(En) Björn Braun’s works are concerned with the alienation of Man from Nature and with our highly imaginative endeavours to somehow overcome this often uncomfortable, but always mysterious dissociation – be it with the assistance of the sciences, of philosophy, of religion, or precisely of art. Since time immemorial, we have been struggling to gain an understanding of this world, have exulted in Romantic and religious idealizations of Nature, have succumbed – mostly on Sundays – to its call, or have regularly muddled ourselves with ever new hypotheses concerning our own specialness and superiority.
In an undogmatic, humorous, seemingly simplistic, but ironically intended and always affectionate and approachable way, Braun shows us how all these diverse attempts to pinpoint our role between self-overestimation and undue empathy, between insight and escapism, are, for sure, an essential driving force in our existence, but are nevertheless, in their own particular claims to absolute truth, condemned to failure. And instead, there is now even a suspicion growing that the actual alienation of civilized Man may well be not from Nature at all but primarily from his own self.
Instead of accordingly adapting his perspective unruffled in pensive contemplation, or falling prey to utter isolation, or simply entrusting himself to this elemental immediacy, Björn Braun, like some modern Don Quixote, hurls himself into the thick of this uncertain, intuitive skirmish of relationships – which, as we know, is “the greatest adventure of all”. The artist confronts the beholder with abstracted landscapes whose sheer transformations and meta-levels tend to aggravate non-understanding and the yearning to be elsewhere, make contemplation ever less likely and render mankind’s distance from itself ever greater.
Braun also joins dubiously balanced rope-teams involving a well-nigh endlessly long list of animals, it being never entirely clear whether these are assistants, partners, playing companions, objects of study, metaphors, subordinate retainers or simply just mute walkers-on.
Thus, for example, he removes sheep from their natural, random grazing habits and arranges them in a semi-natural pattern, which can accordingly be at least half comprehended. Or, as if in a Natural History Museum, he presents casts of nesting holes and turns them inside out – which at first increases one’s curiosity – but then, on account of the material’s lack of transparency, leaves the actual homely, interior nature of this world still shut-off from view.
With half a zoo-full of creatures, he creates a culinary round dance, which proves necessary for the animals, but for human beings is self-inflicted and – contrary to all expectations – highly unhealthy.
Or Braun seeks a dialogue with a parrot, which magically turns into a diametrical counter project to the Old Testament-like thesis by which Nature created Man only for the purpose of a dialectical consideration of its self – something known to be still a very one-sided conversation, but which in this special case affords at least an unintended re-assurance of personal self-understanding.
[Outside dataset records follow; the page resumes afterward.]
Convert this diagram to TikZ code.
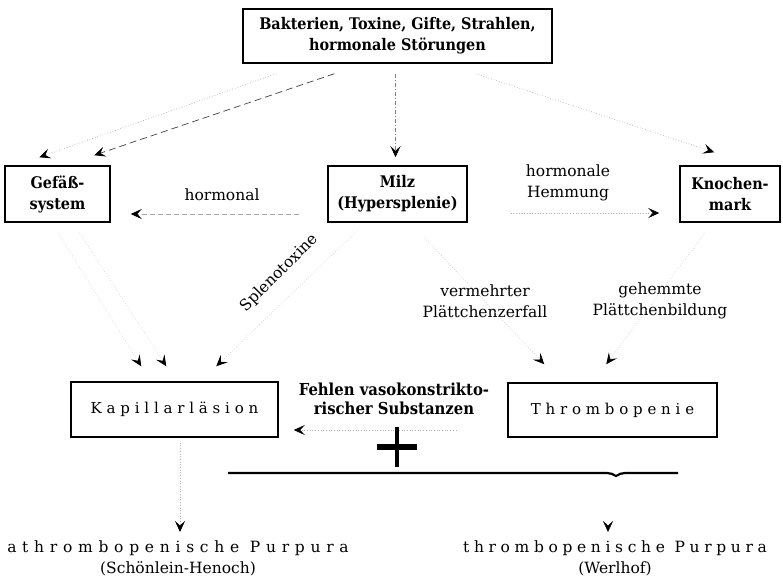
\documentclass[tikz,border=0pt]{standalone}
\usepackage{fontspec}
\setmainfont{DejaVu Serif}
\newfontfamily\schmalfett{DejaVu Serif Condensed}
\newfontfamily\gesperrt{DejaVu Serif}[LetterSpace=32]
\newfontfamily\weitgesperrt{DejaVu Serif}[LetterSpace=37]
\newfontfamily\mittelgesperrt{DejaVu Serif}[LetterSpace=30]
\usepackage{tikz}
\usetikzlibrary{arrows.meta,calc,positioning}
\tikzset{
	kasten/.style={draw,line width=1.5pt,align=center,inner sep=0pt,minimum height=56pt,font=\fontsize{16}{21}\schmalfett\bfseries},
	spitze/.style={-{Stealth[length=11pt,width=10pt,inset=4.5pt,black]}},
	blass/.style={gray!60,dotted,line width=0.7pt},
	beschr/.style={align=center,inner sep=0pt,font=\fontsize{15.5}{21}\selectfont}
}
\begin{document}
\begin{tikzpicture}[x=1pt,y=-1pt]
	\useasboundingbox (0,0) rectangle (783,580);
	\node[kasten,minimum width=309pt,minimum height=54pt] (ursachen) at (397.5,36) {Bakterien, Toxine, Gifte, Strahlen,\\hormonale Störungen};
	\node[kasten,minimum width=105pt] (gefaess) at (57.5,194) {Gefäß-\\system};
	\node[kasten,minimum width=139pt] (milz) at (397.5,194) {Milz\\(Hypersplenie)};
	\node[kasten,minimum width=100pt] (knochen) at (730,194) {Knochen-\\mark};
	\node[kasten,minimum width=207pt,minimum height=55pt,font=\fontsize{15}{21}\gesperrt] (kapillar) at (174.5,409.5) {Kapillarläsion};
	\node[kasten,minimum width=209pt,minimum height=54pt,font=\fontsize{15}{21}\gesperrt] (thrombo) at (612.5,410) {Thrombopenie};
	\node[beschr] (hormonal) at (222,195) {hormonal};
	\node[beschr] (hemmung) at (568,183) {hormonale\\Hemmung};
	\node[beschr,rotate=45] (spleno) at (279,273) {Splenotoxine};
	\node[beschr] (zerfall) at (485,301) {vermehrter\\Plättchenzerfall};
	\node[beschr] (bildung) at (660,301) {gehemmte\\Plättchenbildung};
	\node[beschr,font=\fontsize{16.5}{19}\schmalfett\bfseries] (fehlen) at (394,399) {Fehlen vasokonstrikto-\\rischer Substanzen};
	\node[beschr,anchor=north] (athrombo) at (178,541) {{\weitgesperrt athrombopenische Purpura}\\(Schönlein-Henoch)};
	\node[beschr,anchor=north] (werlhof) at (615,541) {{\mittelgesperrt thrombopenische Purpura}\\(Werlhof)};
	\draw[blass,spitze] ($(ursachen.south west)+(34,10)$) -- ($(gefaess.north west)+(35,-8)$);
	\draw[black!75,dash pattern=on 7pt off 4pt,line width=0.7pt,spitze] ($(ursachen.south west)+(92,10)$) -- ($(gefaess.north west)+(90,-10)$);
	\draw[gray,dash pattern=on 4pt off 2pt on 1pt off 2pt,line width=0.7pt,spitze] ($(ursachen.south)+(-2,10)$) -- ($(milz.north)+(-2,-8)$);
	\draw[blass,spitze] ($(ursachen.south east)+(-77,10)$) -- ($(knochen.north west)+(35,-13)$);
	\draw[gray!70,dash pattern=on 5pt off 3pt,line width=0.6pt,spitze] ($(milz.west)+(-28,20)$) -- ($(gefaess.east)+(20,20)$);
	\draw[blass,spitze] ($(milz.east)+(43,19)$) -- ($(knochen.west)+(-20,19)$);
	\draw[blass,gray!35,spitze] ($(gefaess.south)+(0.5,10)$) -- ($(kapillar.north west)+(71,-15)$);
	\draw[blass,gray!35,spitze] ($(gefaess.south)+(22,10)$) -- ($(kapillar.north west)+(96,-15)$);
	\draw[blass,gray!35,spitze] ($(milz.south west)+(30,8)$) -- ($(kapillar.north west)+(146,-15)$);
	\draw[blass,gray!45,spitze] ($(milz.south)+(27,15)$) -- ($(thrombo.north west)+(37,-18)$);
	\draw[blass,gray!35,spitze] ($(knochen.south)+(-25,10)$) -- ($(thrombo.north west)+(99,-18)$);
	\draw[blass,spitze] ($(thrombo.west)+(-51,20)$) -- ($(kapillar.east)+(15,20.5)$);
	\draw[blass,spitze] ($(kapillar.south)+(5.5,5)$) -- ($(athrombo.north)+(2,-9)$);
	% Klammer und Kreuz
	\coordinate (kreuz) at (397,447);
	\coordinate (klammerL) at (228,473);
	\coordinate (klammerM) at (616,476);
	\coordinate (klammerR) at (678,473);
	\draw[line width=6.5pt] ($(kreuz)+(-20,0)$) -- ($(kreuz)+(20,0)$);
	\draw[line width=4pt] ($(kreuz)+(0,-20)$) -- ($(kreuz)+(0,20)$);
	\draw[line width=2.2pt] (klammerL) -- ($(klammerM)+(-9,-3)$) to[out=0,in=150] (klammerM) to[out=30,in=180] ($(klammerM)+(9,-3)$) -- (klammerR);
	\draw[draw=white,spitze] ($(werlhof.north)+(-7,-21)$) -- ($(werlhof.north)+(-7,-9)$);
\end{tikzpicture}
\end{document}
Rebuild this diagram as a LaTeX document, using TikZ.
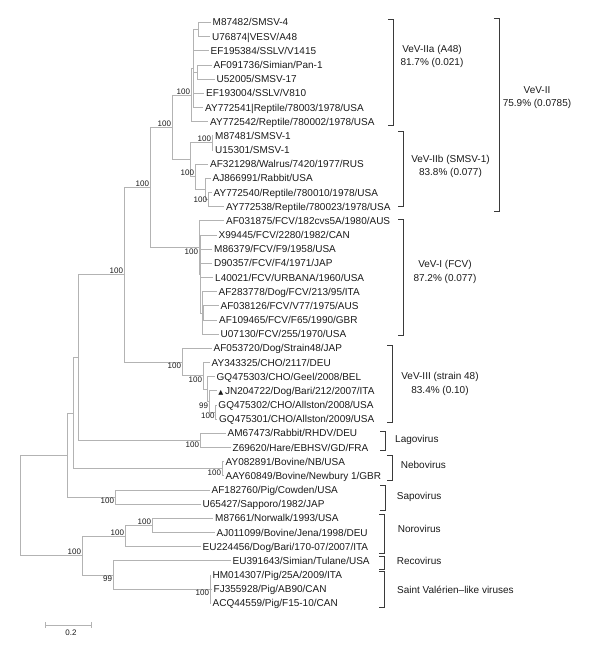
\documentclass[tikz,border=0pt]{standalone}
\usepackage{fontspec}
\setmainfont{Liberation Sans}
\newfontfamily\trifont{DejaVu Sans}
\usepackage{tikz}
\usetikzlibrary{calc}
\definecolor{Branch}{HTML}{B3B3B3}
\definecolor{Bracket}{HTML}{3A3A3A}
\definecolor{Ink}{HTML}{1A1A1A}

\begin{document}
\begin{tikzpicture}[
  x=1pt,y=-14.17pt,
  font=\fontsize{10}{13.3}\selectfont,
  leaf/.style={anchor=west,inner xsep=1.5pt,inner ysep=0pt,
    text height=8pt,text depth=1pt,text=Ink},
  branch/.style={draw=Branch,line width=0.9pt},
  boot/.style={font=\fontsize{8}{8}\selectfont,inner sep=0.8pt,text=Ink},
  bracket/.style={draw=Bracket,line width=1pt},
  clade/.style={align=center,inner sep=0pt,text=Ink},
  genus/.style={anchor=west,inner sep=0pt,text height=8pt,text depth=1pt,text=Ink}
]
\useasboundingbox (0,-0.588) rectangle (600,45.215);

% Leaves, one per row.
\foreach \n/\x/\t [count=\r] in {
  M87482/211/{M87482/SMSV-4},
  U76874/210.5/{U76874|VESV/A48},
  EF195384/209/{EF195384/SSLV/V1415},
  AF091736/212/{AF091736/Simian/Pan-1},
  U52005/215/{U52005/SMSV-17},
  EF193004/204.5/{EF193004/SSLV/V810},
  AY772541/203.5/{AY772541|Reptile/78003/1978/USA},
  AY772542/208.5/{AY772542/Reptile/780002/1978/USA},
  M87481/213.5/{M87481/SMSV-1},
  U15301/213.5/{U15301/SMSV-1},
  AF321298/208.5/{AF321298/Walrus/7420/1977/RUS},
  AJ866991/211/{AJ866991/Rabbit/USA},
  AY772540/212/{AY772540/Reptile/780010/1978/USA},
  AY772538/224.5/{AY772538/Reptile/780023/1978/USA},
  AF031875/224.5/{AF031875/FCV/182cvs5A/1980/AUS},
  X99445/217/{X99445/FCV/2280/1982/CAN},
  M86379/212.5/{M86379/FCV/F9/1958/USA},
  D90357/212.5/{D90357/FCV/F4/1971/JAP},
  L40021/213.5/{L40021/FCV/URBANA/1960/USA},
  AF283778/217/{AF283778/Dog/FCV/213/95/ITA},
  AF038126/219/{AF038126/FCV/V77/1975/AUS},
  AF109465/217.5/{AF109465/FCV/F65/1990/GBR},
  U07130/219/{U07130/FCV/255/1970/USA},
  AF053720/212/{AF053720/Dog/Strain48/JAP},
  AY343325/210/{AY343325/CHO/2117/DEU},
  GQ475303/215/{GQ475303/CHO/Geel/2008/BEL},
  JN204722/216.8/{{\fontsize{6.5}{6.5}\trifont ▲}\hspace{1.6pt}JN204722/Dog/Bari/212/2007/ITA},
  GQ475302/216.8/{GQ475302/CHO/Allston/2008/USA},
  GQ475301/217.5/{GQ475301/CHO/Allston/2009/USA},
  AM67473/226/{AM67473/Rabbit/RHDV/DEU},
  Z69620/231/{Z69620/Hare/EBHSV/GD/FRA},
  AY082891/224/{AY082891/Bovine/NB/USA},
  AAY60849/224/{AAY60849/Bovine/Newbury 1/GBR},
  AF182760/210/{AF182760/Pig/Cowden/USA},
  U65427/201/{U65427/Sapporo/1982/JAP},
  M87661/213.5/{M87661/Norwalk/1993/USA},
  AJ011099/215/{AJ011099/Bovine/Jena/1998/DEU},
  EU224456/201/{EU224456/Dog/Bari/170-07/2007/ITA},
  EU391643/231/{EU391643/Simian/Tulane/USA},
  HM014307/211/{HM014307/Pig/25A/2009/ITA},
  FJ355928/212/{FJ355928/Pig/AB90/CAN},
  ACQ44559/211/{ACQ44559/Pig/F15-10/CAN}}
  \node[leaf] (\n) at (\x,\r) {\t};

% Internal nodes.
\coordinate (root) at (20,35.08);
\coordinate (upA) at (67,31.54);
\coordinate (upB) at (73,28.58);
\coordinate (upC) at (78,24.65);
\coordinate (vesi) at (124,18.8);
\coordinate (vesiVI) at (150,12.64);
\coordinate (vevII) at (172,8.406);
\coordinate (vevIIa) at (191,6.125);
\coordinate (vevIIaX) at (193,4.25);
\coordinate (vevIIaA) at (198,1.5);
\coordinate (vevIIaB) at (197,4.5);
\coordinate (vevIIb) at (190,10.6875);
\coordinate (vevIIbA) at (212,9.5);
\coordinate (vevIIbB) at (195,11.875);
\coordinate (vevIIbC) at (205,12.75);
\coordinate (vevIIbD) at (208,13.5);
\coordinate (vevI) at (199,16.875);
\coordinate (vevIa) at (200.5,18.75);
\coordinate (vevIb) at (202.5,21.5);
\coordinate (vevIc) at (203.5,21.5);
\coordinate (vevIII) at (182,24.97);
\coordinate (vevIIIa) at (203,25.9375);
\coordinate (vevIIIb) at (207,26.875);
\coordinate (vevIIIc) at (209,27.75);
\coordinate (vevIIId) at (215.5,28.5);
\coordinate (lago) at (200,30.5);
\coordinate (nebo) at (222,32.5);
\coordinate (sapo) at (115,34.5);
\coordinate (lowL) at (82,38.625);
\coordinate (noro) at (125,37.25);
\coordinate (norosub) at (152,36.5);
\coordinate (reco) at (113,40);
\coordinate (stv) at (210,41);

% Branches.
\foreach \p/\c in {root/upA,root/lowL,upA/upB,upA/sapo,upB/upC,upB/nebo,
  upC/vesi,upC/lago,vesi/vesiVI,vesi/vevIII,vesiVI/vevII,vesiVI/vevI,
  vevII/vevIIa,vevII/vevIIb,vevIIa/vevIIaX,vevIIa/AY772542,
  vevIIaX/vevIIaA,vevIIaX/EF195384,vevIIaX/vevIIaB,vevIIaX/EF193004,
  vevIIaX/AY772541,vevIIaA/M87482,vevIIaA/U76874,vevIIaB/AF091736,
  vevIIaB/U52005,vevIIb/vevIIbA,vevIIb/vevIIbB,vevIIbA/M87481,
  vevIIbA/U15301,vevIIbB/AF321298,vevIIbB/vevIIbC,vevIIbC/AJ866991,
  vevIIbC/vevIIbD,vevIIbD/AY772540,vevIIbD/AY772538,
  vevI/AF031875,vevI/vevIa,vevIa/X99445,vevIa/M86379,vevIa/D90357,
  vevIa/L40021,vevIa/vevIb,vevIb/AF283778,vevIb/vevIc,vevIb/U07130,
  vevIc/AF038126,vevIc/AF109465,
  vevIII/AF053720,vevIII/vevIIIa,vevIIIa/AY343325,vevIIIa/vevIIIb,
  vevIIIb/GQ475303,vevIIIb/vevIIIc,vevIIIc/JN204722,vevIIIc/vevIIId,
  vevIIId/GQ475302,vevIIId/GQ475301,
  lago/AM67473,lago/Z69620,nebo/AY082891,nebo/AAY60849,
  sapo/AF182760,sapo/U65427,lowL/noro,lowL/reco,noro/norosub,
  noro/EU224456,norosub/M87661,norosub/AJ011099,reco/EU391643,reco/stv,
  stv/HM014307,stv/FJ355928,stv/ACQ44559}
  \draw[branch] (\p) |- (\c);

% Bootstrap values.
\foreach \n/\a/\v in {vesi/south east/100,vesiVI/south east/100,
  vevII/south east/100,vevIIa/south east/100,vevIIbA/south east/100,
  vevIIbB/south east/100,vevIIbD/east/100,vevI/north east/100,
  vevIII/north east/100,vevIIIa/north east/100,vevIIIc/north east/99,
  vevIIId/north east/100,lago/north east/100,nebo/north east/100,
  sapo/north east/100,norosub/south east/100,noro/south east/100,
  lowL/south east/100,reco/north east/99,stv/north east/100}
  \node[boot,anchor=\a] (b\n) at (\n) {\v};

% Clade brackets.
\foreach \x/\t/\b in {393.3/0.82/8.30,499.3/0.75/14.35,404/8.71/14.0,
  404/14.87/23.1,392.7/23.81/29.24,386/29.88/31.22,392.3/31.57/33.34,
  386/33.69/35.45,385/35.69/38.46,385/38.70/39.59,385/39.76/42.3}
  \draw[bracket] (\x-5.5,\t) -- (\x,\t) -- (\x,\b) -- (\x-5.5,\b);

\node[clade] (labIIa) at (432,3.41) {VeV-IIa (A48)\\81.7\% (0.021)};
\node[clade] (labII) at (537,6.29) {VeV-II\\75.9\% (0.0785)};
\node[clade] (labIIb) at (450.5,11.18) {VeV-IIb (SMSV-1)\\83.8\% (0.077)};
\node[clade] (labI) at (445,18.61) {VeV-I (FCV)\\87.2\% (0.077)};
\node[clade] (labIII) at (440,26.5) {VeV-III (strain 48)\\83.4\% (0.10)};
\node[genus] (labLago) at (395,30.41) {Lagovirus};
\node[genus] (labNebo) at (400.7,32.23) {Nebovirus};
\node[genus] (labSapo) at (396.7,34.41) {Sapovirus};
\node[genus] (labNoro) at (397.7,36.77) {Norovirus};
\node[genus] (labReco) at (396.7,38.98) {Recovirus};
\node[genus] (labStv) at (397,41.05) {Saint Valérien–like viruses};

% Scale bar.
\coordinate (sbL) at (45,43.52);
\coordinate (sbR) at (91,43.52);
\draw[branch] (sbL) -- (sbR);
\draw[branch] ($(sbL)+(0,-0.2)$) -- ($(sbL)+(0,0.2)$);
\draw[branch] ($(sbR)+(0,-0.2)$) -- ($(sbR)+(0,0.2)$);
\node[boot] (sbLab) at (71,44.1) {0.2};
\end{tikzpicture}
\end{document}
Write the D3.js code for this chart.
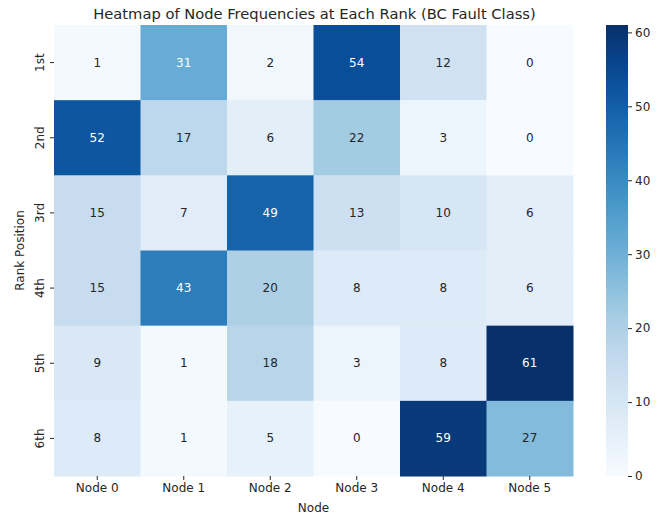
<!DOCTYPE html>
<html><head><meta charset="utf-8">
<script src="https://cdn.jsdelivr.net/npm/d3@7"></script>
<style>body{margin:0;background:#fff;} text{font-family:"DejaVu Sans",sans-serif;}</style>
</head><body>
<svg id="chart" width="672" height="516"></svg>
<script>
const nodes = ["Node 0","Node 1","Node 2","Node 3","Node 4","Node 5"];
const ranks = ["1st","2nd","3rd","4th","5th","6th"];
const values = [
  [1,31,2,54,12,0],
  [52,17,6,22,3,0],
  [15,7,49,13,10,6],
  [15,43,20,8,8,6],
  [9,1,18,3,8,61],
  [8,1,5,0,59,27]
];
const cbarTicks = [0,10,20,30,40,50,60];
const title = "Heatmap of Node Frequencies at Each Rank (BC Fault Class)";

const svg = d3.select("#chart");
const pL = 54, pR = 573, pT = 25, pB = 476;
const x = d3.scaleBand().domain(nodes).range([pL, pR]);
const y = d3.scaleBand().domain(ranks).range([pT, pB]);
const vmax = d3.max(values.flat()), vmin = d3.min(values.flat());
const blues = ["#f7fbff","#deebf7","#c6dbef","#9ecae1","#6baed6","#4292c6","#2171b5","#08519c","#08306b"];
const color = d3.scaleLinear()
  .domain(blues.map((_, i) => vmin + (vmax - vmin) * i / (blues.length - 1)))
  .range(blues).interpolate(d3.interpolateRgb);

const cells = [];
values.forEach((row, i) => row.forEach((v, j) => cells.push({r: ranks[i], n: nodes[j], v})));

svg.append("g").selectAll("rect").data(cells).join("rect")
  .attr("x", d => x(d.n)).attr("y", d => y(d.r))
  .attr("width", x.bandwidth() + 0.5).attr("height", y.bandwidth() + 0.5)
  .attr("fill", d => color(d.v));

function lum(c) {
  const rgb = d3.rgb(c);
  const f = u => { u /= 255; return u <= 0.03928 ? u / 12.92 : Math.pow((u + 0.055) / 1.055, 2.4); };
  return 0.2126 * f(rgb.r) + 0.7152 * f(rgb.g) + 0.0722 * f(rgb.b);
}
svg.append("g").selectAll("text").data(cells).join("text")
  .attr("x", d => x(d.n) + x.bandwidth() / 2)
  .attr("y", d => y(d.r) + y.bandwidth() / 2)
  .attr("text-anchor", "middle").attr("dominant-baseline", "central")
  .attr("font-size", 12)
  .attr("fill", d => lum(color(d.v)) > 0.408 ? "#262626" : "#ffffff")
  .text(d => d.v);

// x axis
const xa = svg.append("g").attr("transform", `translate(0,${pB})`)
  .call(d3.axisBottom(x).tickSize(4).tickPadding(3));
xa.select(".domain").remove();
xa.selectAll("line").attr("stroke", "#262626");
xa.selectAll("text").attr("font-size", 12).attr("fill", "#262626").attr("font-family", "DejaVu Sans");

// y axis
const ya = svg.append("g").attr("transform", `translate(${pL},0)`)
  .call(d3.axisLeft(y).tickSize(4).tickPadding(3));
ya.select(".domain").remove();
ya.selectAll("line").attr("stroke", "#262626");
ya.selectAll("text").attr("font-size", 12).attr("fill", "#262626").attr("font-family", "DejaVu Sans")
  .attr("text-anchor", "middle").attr("x", null).attr("y", null).attr("dy", null)
  .attr("dominant-baseline", "text-after-edge")
  .attr("transform", "translate(-7,0) rotate(-90)");

// axis labels
svg.append("text").attr("x", (pL + pR) / 2).attr("y", 512)
  .attr("text-anchor", "middle").attr("font-size", 12).attr("fill", "#262626").text("Node");
svg.append("text").attr("transform", `translate(24,${(pT + pB) / 2}) rotate(-90)`)
  .attr("text-anchor", "middle").attr("font-size", 12).attr("fill", "#262626").text("Rank Position");

// title
svg.append("text").attr("x", 314.5).attr("y", 18.5)
  .attr("text-anchor", "middle").attr("font-size", 14.7).attr("fill", "#262626").text(title);

// colorbar
const cbx = 606, cbw = 22;
const defs = svg.append("defs");
const grad = defs.append("linearGradient").attr("id", "cb").attr("x1", 0).attr("x2", 0).attr("y1", 1).attr("y2", 0);
d3.range(0, 1.0001, 0.05).forEach(t => {
  grad.append("stop").attr("offset", t).attr("stop-color", color(vmin + t * (vmax - vmin)));
});
svg.append("rect").attr("x", cbx).attr("y", pT).attr("width", cbw).attr("height", pB - pT).attr("fill", "url(#cb)");
const cy = d3.scaleLinear().domain([vmin, vmax]).range([pB, pT]);
const ca = svg.append("g").attr("transform", `translate(${cbx + cbw},0)`)
  .call(d3.axisRight(cy).tickValues(cbarTicks).tickSize(4).tickPadding(3));
ca.select(".domain").remove();
ca.selectAll("line").attr("stroke", "#262626");
ca.selectAll("text").attr("font-size", 12).attr("fill", "#262626").attr("font-family", "DejaVu Sans");
</script>
</body></html>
Faced with a nascent excess of pathos, self-love and megalomania in the worlds of art and Man, therefore, the artist does not shrink from a malicious, peacock-supported and thus biological counter-attack with soap bubbles.
Braun demonstrates that both longed-for and actual day-to-day experiences of Nature are perceived from an abstract, domesticated protective space and reveal themselves in the final analysis to be pure, unconscious self-contemplation.
And yet, however adventuresome and motley the works may be in the process of their creation, their appearance is familiar, unpretentious, light of foot, poetic.
In times when general self-location (once again) is not so easily achieved, times in which ever more people tend to hold the external world responsible for their own alienation and loneliness, or even, feeling overwhelmed and unable to cope, hand over their thinking and emotional worlds to external authorities, only to confuse a dubiously founded group feeling with real identity – in such times it is refreshing to see how someone finds ways to playfully take this condition for what it actually is: a given of nature maybe, but certainly elemental and hence unavoidable. Our convoluted discords and inconsistencies, our attempts at convergence and idealization can precisely be highly entertaining and worthwhile, as long as one is prepared to embark on the laborious, never-ending, in part absurd and very fragile internal discourse involved. One should just be able, in the process, to not always take oneself and these all-too-human games all that seriously.
So long: “Take it easy baby, take it as it comes …”.